THE TASK: Transcribe exactly the span of lines that begins the records and ends with the line holding "return fig.add_axes([x0 /", both boundary lines included.

SOURCE RECORDS:

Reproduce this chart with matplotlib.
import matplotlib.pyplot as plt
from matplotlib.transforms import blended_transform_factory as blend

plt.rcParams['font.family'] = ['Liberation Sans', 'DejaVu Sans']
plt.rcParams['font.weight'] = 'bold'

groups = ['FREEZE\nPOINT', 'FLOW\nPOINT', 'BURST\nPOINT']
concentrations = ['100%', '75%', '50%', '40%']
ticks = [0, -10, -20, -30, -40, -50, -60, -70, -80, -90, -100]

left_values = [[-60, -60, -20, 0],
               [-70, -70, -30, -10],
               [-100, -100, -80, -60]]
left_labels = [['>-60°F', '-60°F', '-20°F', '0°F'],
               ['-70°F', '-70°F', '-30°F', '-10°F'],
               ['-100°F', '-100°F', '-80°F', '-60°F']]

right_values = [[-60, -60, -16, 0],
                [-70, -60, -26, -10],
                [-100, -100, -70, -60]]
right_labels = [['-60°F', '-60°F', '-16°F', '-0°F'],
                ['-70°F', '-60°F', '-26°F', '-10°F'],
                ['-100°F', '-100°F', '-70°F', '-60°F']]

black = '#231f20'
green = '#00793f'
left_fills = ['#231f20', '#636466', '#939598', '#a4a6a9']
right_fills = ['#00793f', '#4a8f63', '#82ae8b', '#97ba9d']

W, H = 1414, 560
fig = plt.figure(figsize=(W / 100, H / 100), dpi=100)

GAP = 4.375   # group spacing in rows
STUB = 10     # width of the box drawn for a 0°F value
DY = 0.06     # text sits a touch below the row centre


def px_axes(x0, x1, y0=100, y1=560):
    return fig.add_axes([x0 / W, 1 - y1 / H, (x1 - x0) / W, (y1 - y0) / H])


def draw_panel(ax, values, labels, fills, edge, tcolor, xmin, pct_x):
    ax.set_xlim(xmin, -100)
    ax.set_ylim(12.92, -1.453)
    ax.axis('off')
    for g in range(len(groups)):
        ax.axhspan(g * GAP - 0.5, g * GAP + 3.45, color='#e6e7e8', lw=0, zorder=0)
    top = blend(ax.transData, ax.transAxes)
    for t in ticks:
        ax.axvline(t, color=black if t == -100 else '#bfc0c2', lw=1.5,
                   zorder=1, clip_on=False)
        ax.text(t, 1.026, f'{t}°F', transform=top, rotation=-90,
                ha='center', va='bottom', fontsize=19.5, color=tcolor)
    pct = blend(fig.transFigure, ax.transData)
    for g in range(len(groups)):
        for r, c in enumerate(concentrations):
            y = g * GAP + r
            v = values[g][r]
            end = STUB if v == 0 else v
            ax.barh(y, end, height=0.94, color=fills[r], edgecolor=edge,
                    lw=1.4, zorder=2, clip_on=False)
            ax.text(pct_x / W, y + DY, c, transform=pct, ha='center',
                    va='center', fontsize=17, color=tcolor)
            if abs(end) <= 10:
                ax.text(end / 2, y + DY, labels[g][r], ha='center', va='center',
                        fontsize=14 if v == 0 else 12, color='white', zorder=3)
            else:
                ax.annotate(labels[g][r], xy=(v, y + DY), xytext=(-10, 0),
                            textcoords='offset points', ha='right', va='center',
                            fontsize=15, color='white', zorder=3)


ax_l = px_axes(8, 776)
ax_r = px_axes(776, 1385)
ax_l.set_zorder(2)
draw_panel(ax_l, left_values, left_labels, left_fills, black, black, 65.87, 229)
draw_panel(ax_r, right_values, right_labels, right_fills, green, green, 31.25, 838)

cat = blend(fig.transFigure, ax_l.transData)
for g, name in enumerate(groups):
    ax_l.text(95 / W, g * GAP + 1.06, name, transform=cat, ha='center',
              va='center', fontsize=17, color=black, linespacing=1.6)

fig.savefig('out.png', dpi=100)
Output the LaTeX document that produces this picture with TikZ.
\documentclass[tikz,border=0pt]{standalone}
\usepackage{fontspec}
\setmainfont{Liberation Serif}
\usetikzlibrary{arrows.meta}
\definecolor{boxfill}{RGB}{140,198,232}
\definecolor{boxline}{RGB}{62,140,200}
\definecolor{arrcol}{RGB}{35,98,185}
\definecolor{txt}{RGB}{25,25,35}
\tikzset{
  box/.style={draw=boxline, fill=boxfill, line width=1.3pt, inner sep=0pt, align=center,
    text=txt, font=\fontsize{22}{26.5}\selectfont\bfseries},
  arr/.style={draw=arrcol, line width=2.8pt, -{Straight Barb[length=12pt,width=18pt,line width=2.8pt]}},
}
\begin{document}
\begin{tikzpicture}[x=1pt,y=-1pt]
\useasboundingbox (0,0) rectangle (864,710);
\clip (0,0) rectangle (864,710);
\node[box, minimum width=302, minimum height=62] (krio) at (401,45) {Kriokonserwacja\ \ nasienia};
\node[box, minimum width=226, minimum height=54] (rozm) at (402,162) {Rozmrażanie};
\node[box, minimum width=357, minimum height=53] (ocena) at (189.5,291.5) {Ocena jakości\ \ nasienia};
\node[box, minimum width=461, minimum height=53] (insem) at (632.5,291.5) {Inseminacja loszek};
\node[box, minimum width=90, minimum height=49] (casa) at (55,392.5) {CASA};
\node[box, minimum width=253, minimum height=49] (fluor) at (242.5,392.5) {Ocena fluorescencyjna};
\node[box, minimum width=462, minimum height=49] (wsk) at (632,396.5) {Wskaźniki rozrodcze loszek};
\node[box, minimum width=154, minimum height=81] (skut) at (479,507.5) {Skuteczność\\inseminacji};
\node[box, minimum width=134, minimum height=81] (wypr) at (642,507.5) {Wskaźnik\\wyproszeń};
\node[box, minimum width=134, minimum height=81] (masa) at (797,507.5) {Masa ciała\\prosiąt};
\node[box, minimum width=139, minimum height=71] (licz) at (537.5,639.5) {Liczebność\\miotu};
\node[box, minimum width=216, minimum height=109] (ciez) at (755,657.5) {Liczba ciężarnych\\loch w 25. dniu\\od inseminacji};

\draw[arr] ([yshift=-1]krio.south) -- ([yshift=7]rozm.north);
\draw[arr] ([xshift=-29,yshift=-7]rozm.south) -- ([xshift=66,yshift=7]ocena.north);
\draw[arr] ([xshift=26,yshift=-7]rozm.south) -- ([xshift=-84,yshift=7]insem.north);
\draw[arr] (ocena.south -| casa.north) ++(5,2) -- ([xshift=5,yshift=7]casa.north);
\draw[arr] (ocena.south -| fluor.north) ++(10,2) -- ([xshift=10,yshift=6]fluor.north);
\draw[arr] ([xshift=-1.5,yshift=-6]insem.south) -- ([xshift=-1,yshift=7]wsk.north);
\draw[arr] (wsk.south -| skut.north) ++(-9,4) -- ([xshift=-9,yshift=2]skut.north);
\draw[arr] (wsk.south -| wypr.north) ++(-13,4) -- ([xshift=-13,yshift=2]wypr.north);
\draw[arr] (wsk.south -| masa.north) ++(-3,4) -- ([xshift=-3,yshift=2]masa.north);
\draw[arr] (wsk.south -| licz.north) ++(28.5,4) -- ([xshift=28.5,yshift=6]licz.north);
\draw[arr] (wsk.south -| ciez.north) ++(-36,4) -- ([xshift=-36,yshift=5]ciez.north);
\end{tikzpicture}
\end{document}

ANSWER TO THE EXERCISE:
Reproduce this chart with matplotlib.
import matplotlib.pyplot as plt
from matplotlib.transforms import blended_transform_factory as blend

plt.rcParams['font.family'] = ['Liberation Sans', 'DejaVu Sans']
plt.rcParams['font.weight'] = 'bold'

groups = ['FREEZE\nPOINT', 'FLOW\nPOINT', 'BURST\nPOINT']
concentrations = ['100%', '75%', '50%', '40%']
ticks = [0, -10, -20, -30, -40, -50, -60, -70, -80, -90, -100]

left_values = [[-60, -60, -20, 0],
               [-70, -70, -30, -10],
               [-100, -100, -80, -60]]
left_labels = [['>-60°F', '-60°F', '-20°F', '0°F'],
               ['-70°F', '-70°F', '-30°F', '-10°F'],
               ['-100°F', '-100°F', '-80°F', '-60°F']]

right_values = [[-60, -60, -16, 0],
                [-70, -60, -26, -10],
                [-100, -100, -70, -60]]
right_labels = [['-60°F', '-60°F', '-16°F', '-0°F'],
                ['-70°F', '-60°F', '-26°F', '-10°F'],
                ['-100°F', '-100°F', '-70°F', '-60°F']]

black = '#231f20'
green = '#00793f'
left_fills = ['#231f20', '#636466', '#939598', '#a4a6a9']
right_fills = ['#00793f', '#4a8f63', '#82ae8b', '#97ba9d']

W, H = 1414, 560
fig = plt.figure(figsize=(W / 100, H / 100), dpi=100)

GAP = 4.375   # group spacing in rows
STUB = 10     # width of the box drawn for a 0°F value
DY = 0.06     # text sits a touch below the row centre


def px_axes(x0, x1, y0=100, y1=560):
    return fig.add_axes([x0 / W, 1 - y1 / H, (x1 - x0) / W, (y1 - y0) / H])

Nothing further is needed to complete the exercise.